PROBLEM TO WORK ON
Repeat the material exactly from its first line to the line that includes "from bokeh.core.properties import value". Skip pictures.

DATA SECTION

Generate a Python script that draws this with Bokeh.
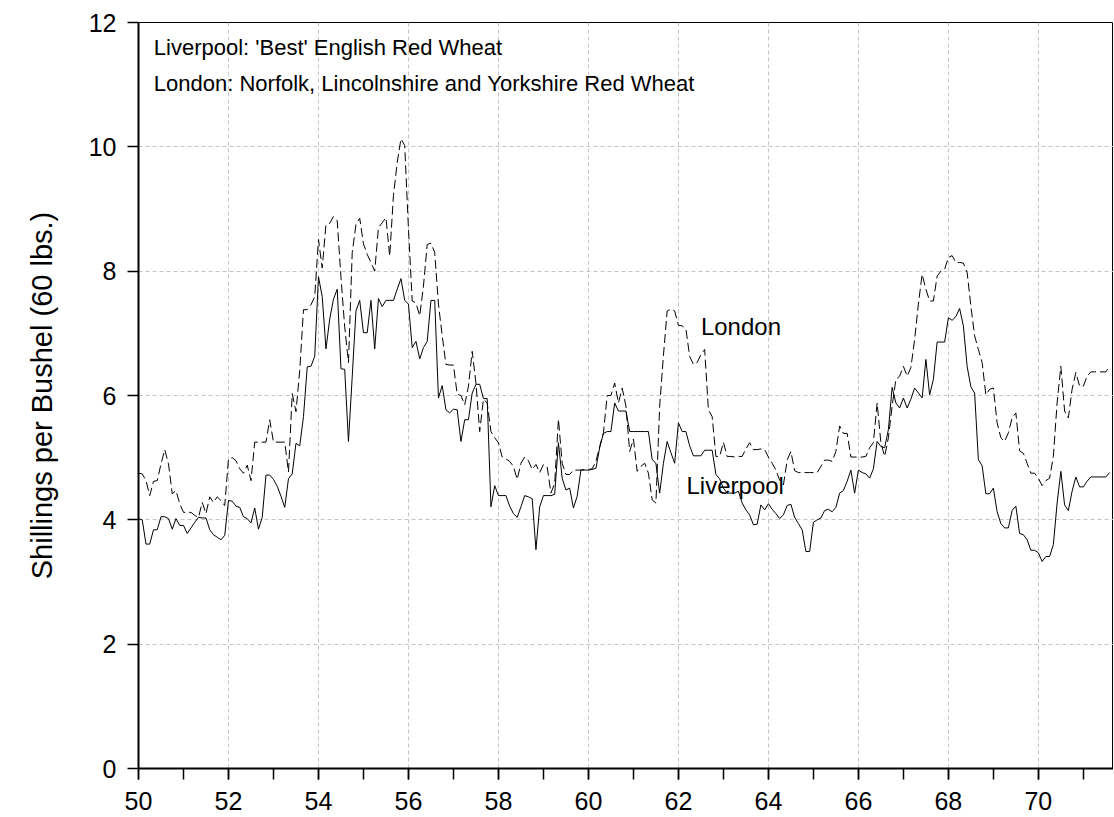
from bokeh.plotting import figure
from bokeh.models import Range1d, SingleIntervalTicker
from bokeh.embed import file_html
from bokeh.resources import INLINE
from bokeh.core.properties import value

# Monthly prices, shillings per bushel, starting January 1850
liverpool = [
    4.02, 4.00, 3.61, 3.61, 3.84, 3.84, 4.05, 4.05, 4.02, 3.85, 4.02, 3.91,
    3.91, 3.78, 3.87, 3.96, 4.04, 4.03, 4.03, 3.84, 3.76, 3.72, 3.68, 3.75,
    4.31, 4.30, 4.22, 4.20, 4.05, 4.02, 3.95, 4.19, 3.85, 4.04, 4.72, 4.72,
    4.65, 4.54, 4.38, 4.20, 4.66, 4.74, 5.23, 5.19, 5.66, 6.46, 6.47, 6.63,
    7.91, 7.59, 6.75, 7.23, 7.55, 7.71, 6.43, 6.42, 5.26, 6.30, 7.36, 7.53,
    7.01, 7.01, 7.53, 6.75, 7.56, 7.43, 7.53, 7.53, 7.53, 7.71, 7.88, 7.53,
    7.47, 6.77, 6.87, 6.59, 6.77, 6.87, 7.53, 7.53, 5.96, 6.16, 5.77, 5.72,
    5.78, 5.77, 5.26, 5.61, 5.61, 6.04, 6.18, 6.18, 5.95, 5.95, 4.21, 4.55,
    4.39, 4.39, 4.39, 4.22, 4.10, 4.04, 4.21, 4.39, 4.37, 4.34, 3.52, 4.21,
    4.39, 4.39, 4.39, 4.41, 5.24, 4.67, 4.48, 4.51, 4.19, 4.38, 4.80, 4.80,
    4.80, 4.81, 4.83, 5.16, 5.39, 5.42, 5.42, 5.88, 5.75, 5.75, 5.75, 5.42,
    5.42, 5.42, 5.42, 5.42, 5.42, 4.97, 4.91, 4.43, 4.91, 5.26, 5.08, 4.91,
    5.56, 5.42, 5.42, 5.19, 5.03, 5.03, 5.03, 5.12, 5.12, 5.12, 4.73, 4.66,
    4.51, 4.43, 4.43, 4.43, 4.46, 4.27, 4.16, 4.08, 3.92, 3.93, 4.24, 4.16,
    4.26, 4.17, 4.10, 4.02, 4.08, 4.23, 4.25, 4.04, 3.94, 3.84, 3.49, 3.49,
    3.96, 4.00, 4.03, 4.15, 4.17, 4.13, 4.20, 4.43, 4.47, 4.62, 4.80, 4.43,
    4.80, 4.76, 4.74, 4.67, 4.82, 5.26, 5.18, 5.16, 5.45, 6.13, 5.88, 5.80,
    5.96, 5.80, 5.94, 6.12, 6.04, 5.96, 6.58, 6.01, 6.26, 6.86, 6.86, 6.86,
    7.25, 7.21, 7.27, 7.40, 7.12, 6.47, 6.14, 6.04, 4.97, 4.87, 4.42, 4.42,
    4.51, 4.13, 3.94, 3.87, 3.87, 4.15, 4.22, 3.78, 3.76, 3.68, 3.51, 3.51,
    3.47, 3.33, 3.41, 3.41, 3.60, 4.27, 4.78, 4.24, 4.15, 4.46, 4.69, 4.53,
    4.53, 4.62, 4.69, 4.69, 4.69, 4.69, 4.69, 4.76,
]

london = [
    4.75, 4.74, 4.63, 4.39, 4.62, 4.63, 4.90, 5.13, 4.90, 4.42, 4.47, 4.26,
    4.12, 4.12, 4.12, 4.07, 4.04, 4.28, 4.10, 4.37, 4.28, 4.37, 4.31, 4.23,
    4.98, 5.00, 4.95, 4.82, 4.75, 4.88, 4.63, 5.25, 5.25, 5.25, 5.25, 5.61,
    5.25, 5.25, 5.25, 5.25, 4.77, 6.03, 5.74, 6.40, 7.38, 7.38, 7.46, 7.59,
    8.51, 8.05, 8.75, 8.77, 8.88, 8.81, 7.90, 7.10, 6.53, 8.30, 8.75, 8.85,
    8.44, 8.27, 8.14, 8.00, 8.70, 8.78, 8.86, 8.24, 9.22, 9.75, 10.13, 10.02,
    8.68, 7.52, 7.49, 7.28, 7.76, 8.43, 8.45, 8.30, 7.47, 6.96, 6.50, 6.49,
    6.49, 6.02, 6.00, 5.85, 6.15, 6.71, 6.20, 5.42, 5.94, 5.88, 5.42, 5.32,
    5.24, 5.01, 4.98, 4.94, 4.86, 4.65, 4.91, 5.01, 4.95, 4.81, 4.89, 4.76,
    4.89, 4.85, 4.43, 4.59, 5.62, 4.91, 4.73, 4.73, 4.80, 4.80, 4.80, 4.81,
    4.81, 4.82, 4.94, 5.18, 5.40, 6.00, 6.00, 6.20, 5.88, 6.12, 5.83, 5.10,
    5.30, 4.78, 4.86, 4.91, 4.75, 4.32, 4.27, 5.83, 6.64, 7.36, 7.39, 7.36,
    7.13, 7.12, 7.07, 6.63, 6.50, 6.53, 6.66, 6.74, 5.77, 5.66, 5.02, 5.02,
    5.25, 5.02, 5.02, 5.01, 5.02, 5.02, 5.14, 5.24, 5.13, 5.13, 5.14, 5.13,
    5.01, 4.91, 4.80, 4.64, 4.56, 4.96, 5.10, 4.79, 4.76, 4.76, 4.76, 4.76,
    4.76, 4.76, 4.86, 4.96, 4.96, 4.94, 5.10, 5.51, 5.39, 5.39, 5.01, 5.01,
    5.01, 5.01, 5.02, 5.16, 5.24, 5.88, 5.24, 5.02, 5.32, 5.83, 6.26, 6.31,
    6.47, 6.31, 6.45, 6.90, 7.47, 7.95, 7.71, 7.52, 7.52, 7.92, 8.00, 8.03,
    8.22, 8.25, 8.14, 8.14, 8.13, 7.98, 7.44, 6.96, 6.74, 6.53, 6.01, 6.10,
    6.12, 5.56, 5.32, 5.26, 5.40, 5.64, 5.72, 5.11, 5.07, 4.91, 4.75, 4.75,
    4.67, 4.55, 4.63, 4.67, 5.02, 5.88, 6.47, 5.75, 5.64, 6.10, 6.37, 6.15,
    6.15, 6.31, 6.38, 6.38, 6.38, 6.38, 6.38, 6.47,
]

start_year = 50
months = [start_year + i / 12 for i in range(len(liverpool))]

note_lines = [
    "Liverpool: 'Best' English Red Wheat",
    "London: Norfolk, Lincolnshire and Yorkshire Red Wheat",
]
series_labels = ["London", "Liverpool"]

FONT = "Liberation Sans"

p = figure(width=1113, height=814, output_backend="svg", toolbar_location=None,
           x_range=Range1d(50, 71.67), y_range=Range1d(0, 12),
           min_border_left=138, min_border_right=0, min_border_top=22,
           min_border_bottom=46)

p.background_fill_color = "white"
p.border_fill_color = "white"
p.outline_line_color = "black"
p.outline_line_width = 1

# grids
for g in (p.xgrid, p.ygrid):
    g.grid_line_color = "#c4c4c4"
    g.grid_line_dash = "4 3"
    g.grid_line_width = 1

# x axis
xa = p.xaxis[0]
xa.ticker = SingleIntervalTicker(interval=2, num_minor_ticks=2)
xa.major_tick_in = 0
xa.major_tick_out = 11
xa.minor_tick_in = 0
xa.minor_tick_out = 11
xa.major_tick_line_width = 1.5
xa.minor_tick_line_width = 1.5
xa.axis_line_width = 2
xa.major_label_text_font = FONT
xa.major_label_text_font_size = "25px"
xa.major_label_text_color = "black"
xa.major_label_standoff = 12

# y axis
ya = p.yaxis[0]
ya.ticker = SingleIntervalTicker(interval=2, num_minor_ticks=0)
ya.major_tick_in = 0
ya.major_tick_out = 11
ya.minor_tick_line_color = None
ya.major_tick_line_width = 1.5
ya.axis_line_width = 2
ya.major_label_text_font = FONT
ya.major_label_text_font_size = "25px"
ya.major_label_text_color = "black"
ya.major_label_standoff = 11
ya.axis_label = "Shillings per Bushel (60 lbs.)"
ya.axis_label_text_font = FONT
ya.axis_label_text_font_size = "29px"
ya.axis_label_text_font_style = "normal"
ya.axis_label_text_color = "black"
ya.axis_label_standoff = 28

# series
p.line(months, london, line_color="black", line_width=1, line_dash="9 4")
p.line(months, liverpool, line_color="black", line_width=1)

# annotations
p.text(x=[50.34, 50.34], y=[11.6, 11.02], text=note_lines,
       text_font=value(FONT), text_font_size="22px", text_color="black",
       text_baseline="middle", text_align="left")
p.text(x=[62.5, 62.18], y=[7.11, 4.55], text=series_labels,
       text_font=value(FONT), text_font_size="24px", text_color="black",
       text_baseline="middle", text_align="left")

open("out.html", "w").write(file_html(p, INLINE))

FULL OUTPUT
Generate a Python script that draws this with Bokeh.
from bokeh.plotting import figure
from bokeh.models import Range1d, SingleIntervalTicker
from bokeh.embed import file_html
from bokeh.resources import INLINE
from bokeh.core.properties import value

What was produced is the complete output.